Yosef is imprisoned in an Egyptian dungeon – with no realistic hope of being released. He needs Hashem to provide him with a miracle. Suddenly the door is opened, guards enter and lift him off the floor. The people quickly give him a haircut and a new set of clothes. He does not have a moment to comprehend what is occurring. Before he realizes what is happening, he is presented to Pharaoh. Yosef had no preparation whatsoever for that moment in which Pharaoh said to him, “I hear that you are good at interpreting dreams. I want you to listen to my dreams and give me the correct interpretation.” Yosef’s immediate reply was: “It is not about me. Everything I say comes from G-d.” Imagine any one of us being awakened from a deep sleep, would that be our immediate response? Yosef conveyed what was in his heart, what he thought about all the time. At no juncture was he separated from Hashem.
Horav Yaakov Neiman, zl, explains that this was Yosef. Shem Shomayim shagur b’piv, “The name of Heaven was fluent in his mouth” (Rashi Ibid. 39:3). He was completely attached to the Almighty. Thus, his response to Pharaoh was spontaneous. It is related (He’emanti Va’Adabeirah) that the venerable Mashgiach of Mir, Horav Yeruchem Levovitz, zl, was once traveling by train. He was holding his gloves loosely in his hand, when one of the gloves flew out the open window. Rav Yeruchem’s immediate reaction was to fling the other glove out of the window. Why? This way, in case someone were to discover the glove, he would find its pair – thus providing him with a pair of gloves. After all, what good is one glove? This is the reaction of an individual who always thinks of others. No gam zu l’tovah, or it should be a kaparah; just, “How can I help another person?” Our spontaneous reactions define who we are and what we think about. A person’s essence comes to the fore when he does not have the luxury of time to prepare, to think, to mull over a situation and issue a proper (politically correct) response. The real person is manifest when he is up against the wall, and he needs to produce a spontaneous reaction.
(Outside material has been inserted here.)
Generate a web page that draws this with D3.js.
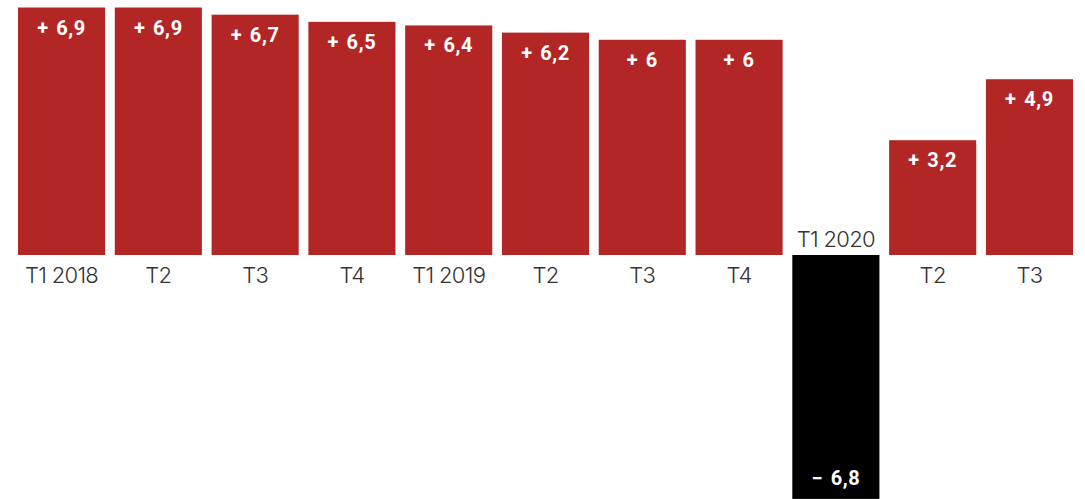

A distinguished Rav delivered a lecture at one of the seminaries in Eretz Yisrael. He commenced his lecture with a question: “I will state one word, and you will give me your immediate reaction to that word. (In other words, “What does that word invoke you to think about?”). The first word was echad, one. The common response was “two.” The next word was abba, father, which evoked the response of ima, mother. The Rav noted their replies and explained to them the actual replies he had hoped they would provide. The word echad should have been an immediate correlation to Hashem, Who is truly the only “one.” Abba, father, should have elicited Avinu She’ba’Shomayim; “Our Heavenly Father.” How one instinctively responds demonstrates what is on his mind and his line of thinking, which, for the most part, reflects his identity.